Que panaceia este Covid para os bichos. Será que de repente vai começar a aparecer a bicharada pelas ruas sem pedir licença ao homem, sem ter que fugir e com toda esta espontaneidade! Parece.
Vamos lá ao trabalho, que é dia de começar a nossa luta contra o mal. Contra inimigo sem rosto, o assassino que nos está a confinar a quatro paredes, sem tréguas, que nos rouba a alegria, os afectos, os beijos os abraços.
Metemo-nos no carro e lá vamos nós enfrentar os inimigos do inimigo, ou melhor, os espertos, os teimosos, os displicentes ou incautos, ou que seja até apenas os desleixados e porque não os distraídos ou mesmo os necessitados.
É preciso ir para a rua espalhar a palavra, mesmo que seja só pela nossa presença quando ela ainda se impõe, ainda que só pelo respeito nalguma educação que nos resta.
A ordem é descrita:
-Vão para as zonas mais movimentadas e parem junto a estabelecimentos mais frequentados e vão impondo a lei pela palavra, que o povo é calmo e sereno.
Começam a notar-se os pequenos passeios matinais ou higiénicos, a que alguns não conseguem resistir, ou até outros adoram transgredir, nem que seja para medir o pulso às autoridades.
Passeia-se o cão, vai-se à farmácia, veste-se o fato de treino e é desta que lhe damos o uso certo, num “jogging” há tanto adiado.
-Vou comprar pão e assim tomo o meu habitual café matinal lá fora.
E tantas outras coisas, como açambarcamentos depois de longas filas no supermercado, mas tudo bem.
É interessante ver a psicologia do medo.
Passa a hora do almoço, vamos a mais uma ronda, ver como a populaça se comporta com a nova realidade.
Uma esplanada aberta como se nada estivesse proibido e toda a gente como lagartos ao sol ali se “esperneiam”, como se nada fosse, não tivessem acabado afinal os futebóis.
Para-se o Carro Patrulha, a ver se se espantam e ganham vergonha.
Alguns de uma forma acabrunhada lá se vão pondo a andar depois de um olhar incisivo da Polícia como que a avisar que as leis são para cumprir.
Espreita-se lá para dentro, lá estão uns quantos ancorados no balcão, vêem as noticias que podiam ver em casa, espalham mais uns vírus da boca pra fora e «tásse bem».
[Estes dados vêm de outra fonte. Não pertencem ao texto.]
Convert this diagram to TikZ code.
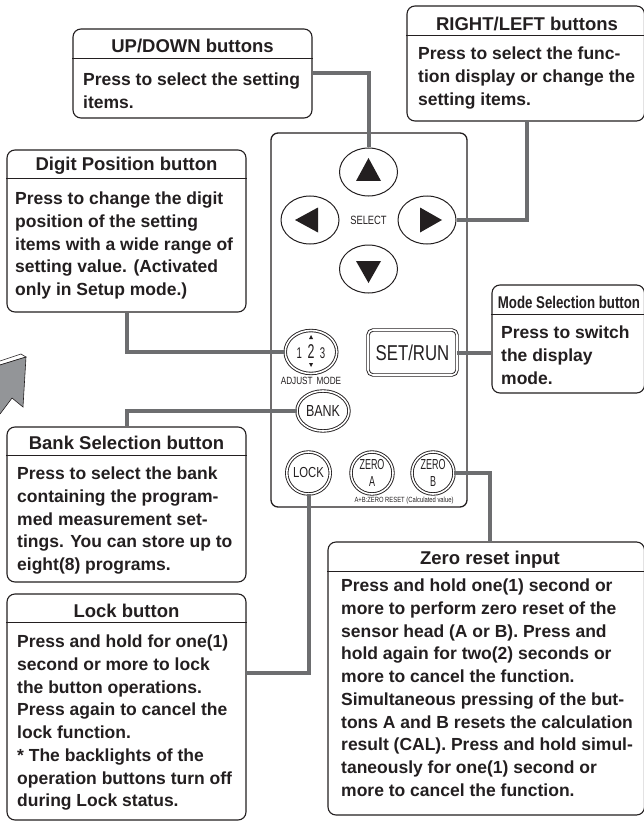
\documentclass[tikz,border=0pt]{standalone}
\usepackage{fontspec}
\setmainfont{Liberation Sans}
\newfontfamily\panelfont[FakeStretch=0.78]{Liberation Sans}
\newfontfamily\tallfont[FakeStretch=0.62]{Liberation Sans}
\newfontfamily\narrowfont[FakeStretch=0.78]{Liberation Sans}
\usetikzlibrary{shapes.geometric}
\definecolor{inkdark}{HTML}{231F20}
\definecolor{wiregray}{HTML}{6D6E70}
\definecolor{arrowgray}{HTML}{939598}
\tikzset{
  callout/.style={draw=inkdark, line width=1.1pt, rounded corners=8pt, fill=white, inner sep=0pt},
  calltitle/.style={text=inkdark, inner sep=0pt, font=\fontsize{18.5}{20}\selectfont\bfseries},
  callbody/.style={text=inkdark, inner sep=0pt, anchor=north west, align=left, font=\fontsize{17.5}{22.7}\selectfont\bfseries},
  headline/.style={draw=inkdark, line width=0.8pt},
  wire/.style={draw=wiregray, line width=4pt},
  selbtn/.style={draw=inkdark, line width=1pt, ellipse, fill=white, inner sep=0pt, minimum width=58pt, minimum height=48pt},
  dblbtn/.style={draw=inkdark, line width=0.9pt, double, double distance=1.6pt, ellipse, inner sep=0pt, align=center, text=inkdark},
  panellabel/.style={text=inkdark, inner sep=0pt, font=\panelfont\fontsize{12}{14}\selectfont},
  zerolabel/.style={font=\tallfont\fontsize{14.5}{15.5}\selectfont}
}
\begin{document}
\begin{tikzpicture}[x=1pt,y=-1pt]
    \useasboundingbox (0,0) rectangle (644,821);

    % the part of the big arrow at the left edge
    \fill[white,draw=inkdark,line width=0.6pt] (0,361) -- (21,354) -- (26,357) -- (0,365);
    \fill[arrowgray,draw=inkdark,line width=0.6pt] (0,365) -- (26,357) -- (23,407) -- (12,398) -- (0,414);

    % panel and buttons
    \node[draw=inkdark, line width=1.3pt, rounded corners=7pt, inner sep=0pt, minimum width=196pt, minimum height=374pt] (panel) at (369,320) {};

    \node[selbtn] (upbtn) at (368.5,172) {};
    \node[selbtn] (leftbtn) at (310,220) {};
    \node[selbtn] (rightbtn) at (427,220) {};
    \node[selbtn] (downbtn) at (368.5,269) {};
    \fill[inkdark] (356,181) -- (368.5,158) -- (381,181) -- cycle;
    \fill[inkdark] (295,220) -- (318,207.5) -- (318,232.5) -- cycle;
    \fill[inkdark] (442,220) -- (420,207.5) -- (420,232.5) -- cycle;
    \fill[inkdark] (356,261) -- (368.5,283) -- (381,261) -- cycle;
    \node[panellabel] (selectlabel) at (368.5,220) {SELECT};

    \node[dblbtn, minimum width=51.6pt, minimum height=43pt, font=\tallfont\fontsize{15.5}{17}\selectfont] (digitbtn) at (311,352) {1\hspace{5.5pt}{\fontsize{20}{20}\selectfont 2}\hspace{5.5pt}3};
    \fill[inkdark] (309,339) -- (311,335) -- (313,339) -- cycle;
    \fill[inkdark] (309,363) -- (311,367) -- (313,363) -- cycle;
    \node[panellabel, font=\panelfont\fontsize{10.5}{12}\selectfont] (adjustlabel) at (311,381) {ADJUST\hspace{4pt}MODE};

    \node[draw=inkdark, line width=0.9pt, double, double distance=1.6pt, rounded corners=5pt, inner sep=0pt, minimum width=89pt, minimum height=45pt, text=inkdark, font=\panelfont\fontsize{21.5}{23}\selectfont] (setrun) at (412.5,352.5) {SET/RUN};

    \node[dblbtn, minimum width=52pt, minimum height=40pt, font=\panelfont\fontsize{16}{18}\selectfont] (bankbtn) at (323,411) {BANK};
    \node[dblbtn, minimum width=42pt, minimum height=42pt, font=\panelfont\fontsize{14.5}{16}\selectfont] (lockbtn) at (308.5,473) {LOCK};
    \node[dblbtn, minimum width=42pt, minimum height=42pt, zerolabel] (zeroabtn) at (372,473) {ZERO\\[1.5pt]A};
    \node[dblbtn, minimum width=42pt, minimum height=42pt, zerolabel] (zerobbtn) at (433,473) {ZERO\\[1.5pt]B};
    \node[text=inkdark, inner sep=0pt, font=\panelfont\fontsize{7.5}{9}\selectfont] (resetlabel) at (404,501) {A+B:ZERO RESET (Calculated value)};

    % boxes
    \node[callout, minimum width=239pt, minimum height=89pt] (updown) at (192.5,73.5) {};
    \draw[headline] (updown.west |- 0,58) -- (updown.east |- 0,58);
    \node[calltitle] (updowntitle) at (updown.center |- 0,46) {UP/DOWN buttons};
    \node[callbody] (updownbody) at (83,73) {Press to select the setting\\items.};

    \node[callout, minimum width=237.5pt, minimum height=115pt] (rightleft) at (525.75,63.5) {};
    \draw[headline] (rightleft.west |- 0,35) -- (rightleft.east |- 0,35);
    \node[calltitle] (rightlefttitle) at (527,24) {RIGHT/LEFT buttons};
    \node[callbody] (rightleftbody) at (418,47) {Press to select the func-\\tion display or change the\\setting items.};

    \node[callout, minimum width=239pt, minimum height=162pt] (digit) at (126.5,231) {};
    \draw[headline] (digit.west |- 0,178) -- (digit.east |- 0,178);
    \node[calltitle] (digittitle) at (digit.center |- 0,166) {Digit Position button};
    \node[callbody] (digitbody) at (15,192) {Press to change the digit\\position of the setting\\items with a wide range of\\setting value. (Activated\\only in Setup mode.)};

    \node[callout, minimum width=152.5pt, minimum height=108pt] (mode) at (568.25,339) {};
    \draw[headline] (mode.west |- 0,314) -- (mode.east |- 0,314);
    \node[calltitle, font=\narrowfont\fontsize{17}{19}\selectfont\bfseries] (modetitle) at (569,302) {Mode Selection button};
    \node[callbody] (modebody) at (501,326) {Press to switch\\the display\\mode.};

    \node[callout, minimum width=239pt, minimum height=155pt] (bank) at (126.5,504.5) {};
    \draw[headline] (bank.west |- 0,455) -- (bank.east |- 0,455);
    \node[calltitle] (banktitle) at (bank.center |- 0,443) {Bank Selection button};
    \node[callbody] (bankbody) at (17,467) {Press to select the bank\\containing the program-\\med measurement set-\\tings. You can store up to\\eight(8) programs.};

    \node[callout, minimum width=239pt, minimum height=226pt] (lock) at (126.5,707) {};
    \draw[headline] (lock.west |- 0,622) -- (lock.east |- 0,622);
    \node[calltitle] (locktitle) at (lock.center |- 0,611) {Lock button};
    \node[callbody] (lockbody) at (17,635) {Press and hold for one(1)\\second or more to lock\\the button operations.\\Press again to cancel the\\lock function.\\* The backlights of the\\operation buttons turn off\\during Lock status.};

    \node[callout, minimum width=316.5pt, minimum height=273pt] (zero) at (486.25,678.5) {};
    \draw[headline] (zero.west |- 0,571) -- (zero.east |- 0,571);
    \node[calltitle] (zerotitle) at (490,560) {Zero reset input};
    \node[callbody] (zerobody) at (341,579) {Press and hold one(1) second or\\more to perform zero reset of the\\sensor head (A or B). Press and\\hold again for two(2) seconds or\\more to cancel the function.\\Simultaneous pressing of the but-\\tons A and B resets the calculation\\result (CAL). Press and hold simul-\\taneously for one(1) second or\\more to cancel the function.};

    % connectors
    \coordinate (rightleftdrop) at (527,121);
    \coordinate (lockdrop) at (246,673);
    \coordinate (zerodrop) at (490,542);
    \coordinate (modejoin) at (mode.west |- setrun.east);
    \draw[wire] (updown.east) -| (upbtn.north);
    \draw[wire] (rightleftdrop) |- (rightbtn.east);
    \draw[wire] (digit.south) |- (digitbtn.west);
    \draw[wire] (bank.north) |- (bankbtn.west);
    \draw[wire] (lockdrop) -| (lockbtn.south);
    \draw[wire] (zerobbtn.east) -| (zerodrop);
    \draw[wire] (setrun.east) -- (modejoin);

\end{tikzpicture}
\end{document}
Entra-se em acção e explica-se as novas leis da República.
-Ah! eu tenho serviço de “take away” e tenho aqui os clientes à espera.
E andamos nisto, qual cornona qual quê!
Mais umas voltas para novas paragens.
Um café com ajuntamentos à porta?
Vamos verificar.
Mais um a transgredir. Umas “jolas” para amigos que o vírus assim é que morre… qual corona qual quê!
Vamos espreitar o paredão.
Está tudo a atropelar-se uns aos outros, como formigas em carreiro, mas a pretexto do ar puro que vem do mar ou do “fitness”. Que se lixe o Covid que ele ainda não há-de andar por estas bandas.
Mais uma paragem para sensibilizar e verificar comportamentos.
-Olha ali aquele café com porta aberta pelas traseiras com aquele corrupio de gente!
Entre outras, assim se passou o dia.
Acabou-se o trabalho, vamos para casa tomar um banhinho desinfectar-nos bem, lavar esta roupa que o perigo está sempre à espreita. 
Tenha um bom covid.
Que o diabo seja cego, surdo e mudo!